Recently, many corporations have found development programs for their senior-most people easy targets for cutting costs. This is a mistake. In fact, the reverse is true: the time is ripe for investing in executive education. The answer is not in canceling programs, but in investing in the right ones. Providing a forum for executives to address compelling business issues, guided by an experienced business educator with broad perspective and insight, is an irreplaceable company investment. The benefits are clear: executives build knowledge and skills – which they can continue to use in the future – to address current business challenges; they form and strengthen internal networks across the company; and the company identifies new profit-making and market-building opportunities.
Making executive education an easy target is an honest mistake. For many years, University-based executive education has been as much about faculty sharing new research as it has been about advancing a business. And it’s been common to assume seasoned executives learn what they need to know through the “School of Hard Knocks” and thus don’t need much additional education. Yet think of how business and economic circumstances in our world have changed since most executives went to school and climbed their corporate ladders.
In short, the honest mistake, especially during tough times, is to assume executive education is a nice-to-do instead of a must-do. A skipper once told me, “Sailing races are won in the calm,” and the same might be said for business. Invest in your people now, when business is flat. When the economy is ready, your people, and your business, will be ready too.
If the program itself is designed to deliver results, the investment decision is an easy one: “We did in three days what it would have taken us 6-8 difficult months to do on our own … and our solutions would not have been nearly as strong. This program paid for itself multiple times over,” a Northeastern participant told us. In tough times, how could you afford not to provide such an experience to your executive team?
At Northeastern, we believe there are four critical components to investment-worthy educational experiences, especially in difficult economic times like these. We present them here, for business leaders to consider as they embark on executive education initiatives:
Content Selection: Instead of seeking a university to expose executives to faculty research or their latest book, companies should look for a university with program content that can be tightly linked to the circumstances they are going through now, and expect to face in the future. In design meetings, faculty and line executives – not just HR staff - need to examine the business’s goals, understand the strengths and weaknesses of their leadership team, and prioritize accordingly. Faculty can help identify these priorities, which may not always be what executives initially ask for. For example, we created one of our most successful programs when our faculty realized that a sales initiative for a major software company shouldn’t just be about developing selling skills (the presenting need), but also about helping sales professionals understand how their customers’ customers were thinking about their businesses. Armed with this understanding, sales people could talk to their C-suite clients more cogently and collaboratively, developing new business in those conversations.

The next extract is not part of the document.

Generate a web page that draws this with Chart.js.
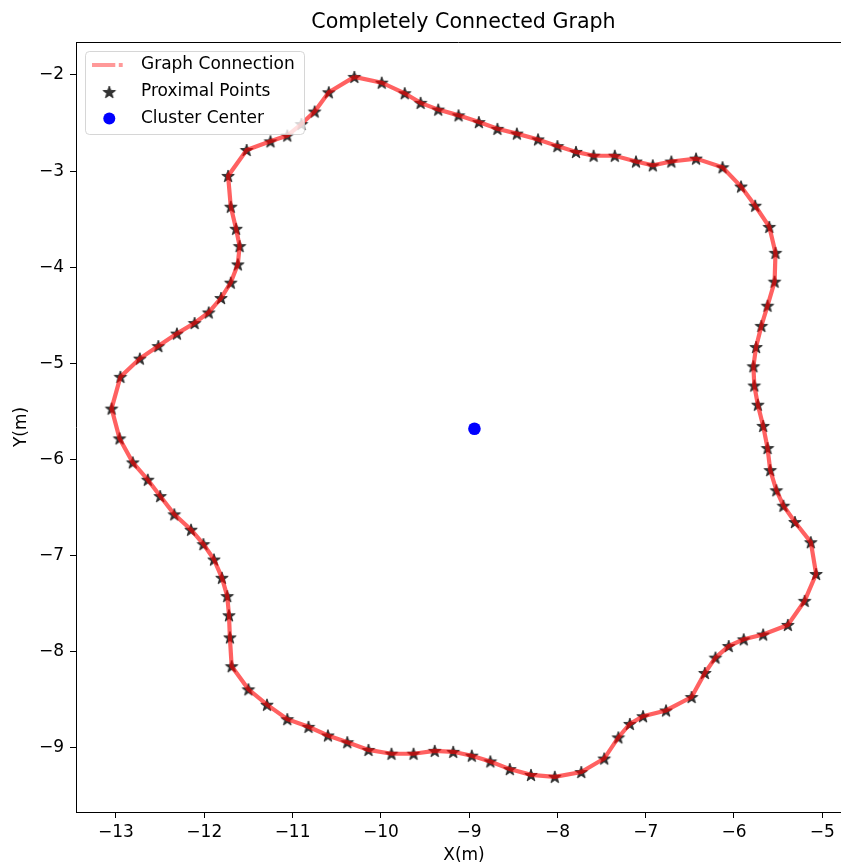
<!DOCTYPE html>
<html>
<head>
<meta charset="utf-8">
<script src="https://cdn.jsdelivr.net/npm/chart.js@4.4.1/dist/chart.umd.min.js"></script>
<style>
html,body{margin:0;padding:0;background:#ffffff;}
#wrap{width:841px;height:867px;position:relative;}
</style>
</head>
<body>
<div id="wrap"><canvas id="c" width="841" height="867"></canvas></div>
<script>
// ---- data ----
const pointX = [
 -10.30,-9.99,-9.73,-9.55,-9.35,-9.12,-8.89,-8.68,-8.46,-8.22,
 -8.00,-7.79,-7.59,-7.35,-7.11,-6.92,-6.71,-6.43,-6.13,-5.92,
 -5.76,-5.60,-5.53,-5.54,-5.62,-5.69,-5.75,-5.78,-5.77,-5.73,
 -5.67,-5.62,-5.59,-5.52,-5.44,-5.31,-5.13,-5.07,-5.20,-5.39,
 -5.67,-5.89,-6.06,-6.21,-6.33,-6.48,-6.77,-7.03,-7.18,-7.31,
 -7.47,-7.73,-8.03,-8.30,-8.54,-8.76,-8.97,-9.18,-9.39,-9.63,
 -9.88,-10.14,-10.38,-10.60,-10.82,-11.06,-11.29,-11.50,-11.69,-11.71,
 -11.72,-11.74,-11.80,-11.89,-12.01,-12.15,-12.34,-12.50,-12.64,-12.81,
 -12.96,-13.05,-12.95,-12.73,-12.52,-12.31,-12.11,-11.95,-11.81,-11.70,
 -11.62,-11.60,-11.64,-11.70,-11.73,-11.52,-11.25,-11.06,-10.90,-10.75,
 -10.59
];
const pointY = [
 -2.02,-2.08,-2.19,-2.29,-2.36,-2.42,-2.49,-2.56,-2.61,-2.67,
 -2.74,-2.80,-2.84,-2.84,-2.90,-2.94,-2.90,-2.87,-2.96,-3.16,
 -3.36,-3.58,-3.85,-4.15,-4.40,-4.61,-4.83,-5.03,-5.23,-5.43,
 -5.65,-5.88,-6.11,-6.32,-6.48,-6.65,-6.86,-7.19,-7.47,-7.72,
 -7.82,-7.87,-7.94,-8.06,-8.22,-8.47,-8.61,-8.67,-8.75,-8.89,
 -9.11,-9.25,-9.30,-9.28,-9.22,-9.14,-9.08,-9.04,-9.03,-9.06,
 -9.06,-9.02,-8.94,-8.87,-8.78,-8.70,-8.55,-8.39,-8.15,-7.85,
 -7.62,-7.42,-7.23,-7.04,-6.88,-6.73,-6.57,-6.38,-6.21,-6.03,
 -5.78,-5.47,-5.14,-4.95,-4.82,-4.69,-4.58,-4.47,-4.32,-4.16,
 -3.97,-3.78,-3.60,-3.37,-3.05,-2.78,-2.69,-2.63,-2.51,-2.38,
 -2.18
];
const centerX = [-8.94];
const centerY = [-5.68];
const xTicks = [-13,-12,-11,-10,-9,-8,-7,-6,-5];
const yTicks = [-9,-8,-7,-6,-5,-4,-3,-2];
const titleText = 'Completely Connected Graph';
const xLabel = 'X(m)';
const yLabel = 'Y(m)';
const legendLabels = ['Graph Connection','Proximal Points','Cluster Center'];

// ---- build ----
const FONT = "'DejaVu Sans', sans-serif";
const FS = 17;
const pts = pointX.map((x,i)=>({x:x, y:pointY[i]}));
const loop = pts.concat([pts[0]]);
const centre = centerX.map((x,i)=>({x:x, y:centerY[i]}));

function makeStar(fill){
  const s = 16, c = document.createElement('canvas');
  c.width = s; c.height = s;
  const g = c.getContext('2d');
  const R = 6.6, r = 2.7, cx = s/2, cy = s/2 + 0.6;
  g.beginPath();
  for(let k=0;k<10;k++){
    const rad = k%2===0 ? R : r;
    const a = -Math.PI/2 + k*Math.PI/5;
    const px = cx + rad*Math.cos(a), py = cy + rad*Math.sin(a);
    if(k===0) g.moveTo(px,py); else g.lineTo(px,py);
  }
  g.closePath();
  g.fillStyle = fill; g.fill();
  g.lineWidth = 0.8; g.strokeStyle = fill; g.stroke();
  return c;
}
const starImg = makeStar('rgba(0,0,0,0.8)');

const decor = {
  id:'decor',
  afterDraw(chart){
    const ctx = chart.ctx, ca = chart.chartArea;
    ctx.save();
    // top spine
    ctx.strokeStyle = '#000'; ctx.lineWidth = 1;
    ctx.beginPath(); ctx.moveTo(ca.left, ca.top+0.5); ctx.lineTo(ca.right, ca.top+0.5); ctx.stroke();
    // title
    ctx.fillStyle = '#000';
    ctx.font = '20.6px ' + FONT;
    ctx.textAlign = 'center'; ctx.textBaseline = 'middle';
    ctx.fillText(titleText, 463.5, 23);
    // axis labels
    ctx.font = FS + 'px ' + FONT;
    ctx.fillText(xLabel, 464, 856);
    ctx.save();
    ctx.translate(22, 427); ctx.rotate(-Math.PI/2);
    ctx.fillText(yLabel, 0, 0);
    ctx.restore();
    // legend
    const L = 85.5, T = 51.5, W = 219, H = 83, rr = 4;
    ctx.beginPath();
    ctx.moveTo(L+rr,T); ctx.lineTo(L+W-rr,T); ctx.quadraticCurveTo(L+W,T,L+W,T+rr);
    ctx.lineTo(L+W,T+H-rr); ctx.quadraticCurveTo(L+W,T+H,L+W-rr,T+H);
    ctx.lineTo(L+rr,T+H); ctx.quadraticCurveTo(L,T+H,L,T+H-rr);
    ctx.lineTo(L,T+rr); ctx.quadraticCurveTo(L,T,L+rr,T); ctx.closePath();
    ctx.fillStyle = 'rgba(255,255,255,0.8)'; ctx.fill();
    ctx.strokeStyle = 'rgba(204,204,204,0.8)'; ctx.lineWidth = 1; ctx.stroke();
    // line handle
    ctx.strokeStyle = 'rgba(255,0,0,0.4)'; ctx.lineWidth = 4.2;
    ctx.setLineDash([23.3,3.5,4,3.5]);
    ctx.beginPath(); ctx.moveTo(92,65); ctx.lineTo(122.7,65); ctx.stroke();
    ctx.setLineDash([]);
    // star
    ctx.drawImage(starImg, 109.3-8, 92-8);
    // circle
    ctx.fillStyle = '#0000ff';
    ctx.beginPath(); ctx.arc(109.3,118.5,6,0,Math.PI*2); ctx.fill();
    // texts
    ctx.fillStyle = '#000'; ctx.font = FS + 'px ' + FONT;
    ctx.textAlign = 'left'; ctx.textBaseline = 'middle';
    ctx.fillText(legendLabels[0], 141, 65);
    ctx.fillText(legendLabels[1], 141, 92);
    ctx.fillText(legendLabels[2], 141, 118.5);
    ctx.restore();
  }
};

const fmt = v => (v<0 ? '\u2212' + Math.abs(v) : String(v));

new Chart(document.getElementById('c'), {
  type:'scatter',
  data:{
    datasets:[
      {
        label: legendLabels[0],
        type:'line',
        data: loop,
        showLine:true,
        borderColor:'rgba(255,0,0,0.62)',
        borderWidth:4.2,
        pointRadius:0,
        tension:0,
        fill:false,
        order:0
      },
      {
        label: legendLabels[1],
        data: pts,
        pointStyle: starImg,
        pointRadius: 7,
        order:1
      },
      {
        label: legendLabels[2],
        data: centre,
        pointStyle:'circle',
        pointRadius:6.3,
        backgroundColor:'#0000ff',
        borderColor:'#0000ff',
        borderWidth:0,
        order:2
      }
    ]
  },
  options:{
    responsive:false,
    animation:false,
    devicePixelRatio:1,
    layout:{autoPadding:false, padding:{top:42,left:0,right:0,bottom:0}},
    plugins:{legend:{display:false},title:{display:false},tooltip:{enabled:false}},
    events:[],
    scales:{
      x:{
        type:'linear', min:-13.453, max:-4.788,
        afterBuildTicks: s => { s.ticks = xTicks.map(v=>({value:v})); },
        afterFit: s => { s.height = 55; s.paddingLeft = 0; s.paddingRight = 0; },
        grid:{drawOnChartArea:false, drawTicks:true, tickLength:6, tickColor:'#000', tickWidth:1},
        border:{display:true, color:'#000', width:1},
        ticks:{color:'#000', font:{family:FONT, size:FS}, padding:4, maxRotation:0, autoSkip:false, callback: v => fmt(v)}
      },
      y:{
        type:'linear', min:-9.666, max:-1.657,
        afterBuildTicks: s => { s.ticks = yTicks.map(v=>({value:v})); },
        afterFit: s => { s.width = 76; s.paddingTop = 0; s.paddingBottom = 0; },
        grid:{drawOnChartArea:false, drawTicks:true, tickLength:6, tickColor:'#000', tickWidth:1},
        border:{display:true, color:'#000', width:1},
        ticks:{color:'#000', font:{family:FONT, size:FS}, padding:6, autoSkip:false, callback: v => fmt(v)}
      }
    }
  },
  plugins:[decor]
});
</script>
</body>
</html>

Program Design: Combining the expertise of a professor with the collective knowledge of an executive team creates powerful learning, where ideas are explored collectively. For example, writing a veiled case describing the team’s unique situation and then engaging in a lively discussion, where the professor encourages divergent opinions to be aired, can bring latent and important issues to light. The professor can introduce conceptual models to frame the issues. Small-group discussions and report-outs can follow, with the professor asking probing questions as appropriate.
Having executives bring in their own work to use during their time together makes the learning immediately relevant, and ensures high levels of classroom engagement and energy. It can also produce new revenue streams and productivity gains. In one of our workshops, after reviewing mini-cases and innovation concepts and frameworks, a new ventures team planned a product that now generates millions in new revenue annually.
Executives are also used to working under pressure, so it’s often useful to bring in an element of competition, and even a bit of stress, into the learning environment. Requiring a final report-out to an executive panel can provide this additional stimulation; setting up competitive situations is another way to make the sessions spirited and memorable.
Delivery Resources: Determining who leads the executive session can be “make or break.” Business leaders resonate well with approachable faculty who have backgrounds in industry. These professors appreciate the pressures their students face, and enjoy rolling up their sleeves with them. We loved hearing from a client participant who told us: “You know, your faculty are accessible. They don’t talk down to us from the Ivory Tower… they share, listen and work with us.”
Sometimes pairing faculty with a client executive helps management make the leap from theory to practice. A successful finance program resulted from our client’s CFO sitting down with us as a full participant in design and development meetings, and then co-facilitating the series of seminars.
University-Client Interaction: Only recently have University executive education providers understood how positive client relations can be such a critical success factor to the quality of an educational experience. The easy client interaction and comfort create better design and delivery. A partner needs to be responsive and flexible if it’s going to create experiences that
meet the client’s articulated and unarticulated business needs. This customer-driven approach (vs. a “this is how we do things” approach) ensures programs meet or exceed client expectations.
The world is a rapidly changing place, dazzling even the most brilliant minds and experienced executives. Educating executives now, by partnering with a university that collaborates to identify the right topics, design, and delivery approach, will prepare these leaders for the challenges facing them today and in the future.